[start DATASET EXTRACT]

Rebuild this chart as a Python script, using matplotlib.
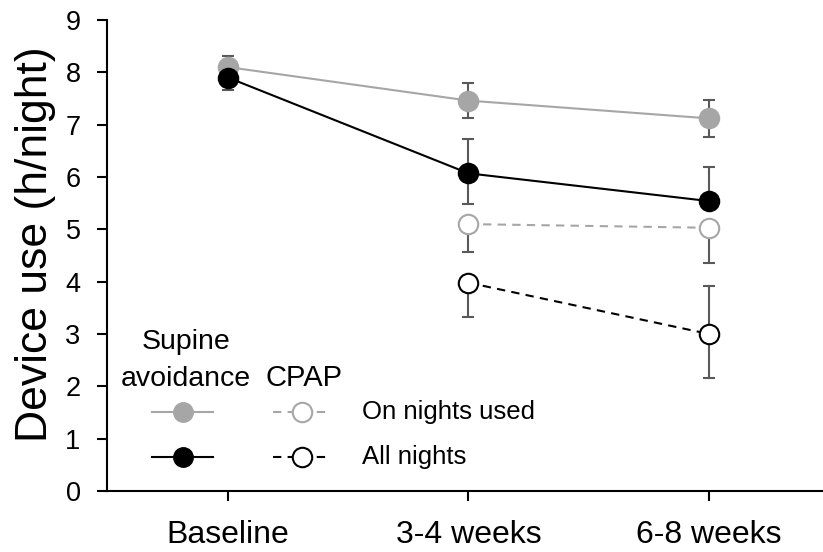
import matplotlib
matplotlib.use("Agg")
import matplotlib.pyplot as plt
from matplotlib.lines import Line2D
import numpy as np

plt.rcParams["font.family"] = ["Liberation Sans", "DejaVu Sans"]

TIMEPOINTS = ["Baseline", "3-4 weeks", "6-8 weeks"]

# supine avoidance device (mean, lower / upper error)
SUP_USED = [8.10, 7.46, 7.12]
SUP_USED_LO = [0.21, 0.33, 0.36]
SUP_USED_HI = [0.21, 0.33, 0.36]
SUP_ALL = [7.90, 6.07, 5.54]
SUP_ALL_LO = [0.23, 0.59, 0.0]
SUP_ALL_HI = [0.23, 0.65, 0.65]

# CPAP (no baseline value); some bars shown one-sided only
CPAP_USED = [np.nan, 5.10, 5.03]
CPAP_USED_LO = [np.nan, 0.53, 0.67]
CPAP_USED_HI = [np.nan, 0.0, 0.0]
CPAP_ALL = [np.nan, 3.98, 3.00]
CPAP_ALL_LO = [np.nan, 0.66, 0.85]
CPAP_ALL_HI = [np.nan, 0.0, 0.92]

GREY = "#a6a6a6"
ERR_C = "#595959"
MS = 14


def draw_series(ax, x, y, lo, hi, color, face, ls):
    ax.errorbar(x, y, yerr=[lo, hi], fmt="none", ecolor=ERR_C,
                elinewidth=1.5, capsize=4, capthick=1.5, zorder=2)
    ax.plot(x, y, color=color, lw=1.5, ls=ls, zorder=3)
    ax.plot(x, y, ls="none", marker="o", ms=MS, mfc=face, mec=color,
            mew=1.5, zorder=4)


def main() -> None:
    fig = plt.figure(figsize=(8.23, 5.52), dpi=100)
    ax = fig.add_axes([107 / 823, 1 - 491 / 552, 716 / 823, 471 / 552])
    x = np.arange(len(TIMEPOINTS))

    draw_series(ax, x, SUP_USED, SUP_USED_LO, SUP_USED_HI, GREY, GREY, "-")
    draw_series(ax, x, SUP_ALL, SUP_ALL_LO, SUP_ALL_HI, "black", "black", "-")
    draw_series(ax, x, CPAP_USED, CPAP_USED_LO, CPAP_USED_HI, GREY, "white",
                (0, (4, 3)))
    draw_series(ax, x, CPAP_ALL, CPAP_ALL_LO, CPAP_ALL_HI, "black", "white",
                (0, (4, 3)))

    ax.set_xlim(-0.503, 2.474)
    ax.set_ylim(0, 9)
    ax.set_yticks(range(10))
    ax.set_xticks(x)
    ax.set_xticklabels(TIMEPOINTS)
    for s in ("top", "right"):
        ax.spines[s].set_visible(False)
    ax.spines["left"].set_linewidth(1.5)
    ax.spines["bottom"].set_linewidth(1.5)
    ax.tick_params(axis="y", labelsize=19.5, length=7, width=1.5, pad=12)
    ax.tick_params(axis="x", labelsize=23, length=7, width=1.5, pad=14)
    fig.text(36 / 823, 1 - 244 / 552, "Device use (h/night)", rotation=90,
             ha="center", va="center", fontsize=32)

    # hand-built legend: two marker columns, labels on the right
    tr = ax.transAxes
    ax.text(0.110, 0.3015, "Supine", transform=tr, ha="center",
            va="baseline", fontsize=20.5)
    ax.text(0.110, 0.2229, "avoidance", transform=tr, ha="center",
            va="baseline", fontsize=20.5)
    ax.text(0.2751, 0.2229, "CPAP", transform=tr, ha="center",
            va="baseline", fontsize=21)
    rows = [(0.1684, GREY, "On nights used"), (0.0728, "black", "All nights")]
    for yy, c, lab in rows:
        ax.add_line(Line2D([0.0628, 0.1480], [yy, yy], transform=tr,
                           color=c, lw=1.5))
        ax.add_line(Line2D([0.1061], [yy], transform=tr, ls="none",
                           marker="o", ms=MS, mfc=c, mec=c))
        ax.add_line(Line2D([0.2318, 0.3115], [yy, yy], transform=tr,
                           color=c, lw=1.5, ls=(0, (4, 3))))
        ax.add_line(Line2D([0.2719], [yy], transform=tr, ls="none",
                           marker="o", ms=MS, mfc="white", mec=c, mew=1.5))
        ax.text(0.3561, yy, lab, transform=tr, ha="left", va="center",
                fontsize=18.5)

    fig.savefig("out.png", dpi=100)
    plt.close(fig)


if __name__ == "__main__":
    main()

[end DATASET EXTRACT]

### WRITTEN REQUEST
Only lines belong in the copy: transcribe those from the start of the data through the line that contains "SUP_ALL_HI = [0.23, 0.65, 0.65]", and skip the pictures.

### THE ANSWER
Rebuild this chart as a Python script, using matplotlib.
import matplotlib
matplotlib.use("Agg")
import matplotlib.pyplot as plt
from matplotlib.lines import Line2D
import numpy as np

plt.rcParams["font.family"] = ["Liberation Sans", "DejaVu Sans"]

TIMEPOINTS = ["Baseline", "3-4 weeks", "6-8 weeks"]

# supine avoidance device (mean, lower / upper error)
SUP_USED = [8.10, 7.46, 7.12]
SUP_USED_LO = [0.21, 0.33, 0.36]
SUP_USED_HI = [0.21, 0.33, 0.36]
SUP_ALL = [7.90, 6.07, 5.54]
SUP_ALL_LO = [0.23, 0.59, 0.0]
SUP_ALL_HI = [0.23, 0.65, 0.65]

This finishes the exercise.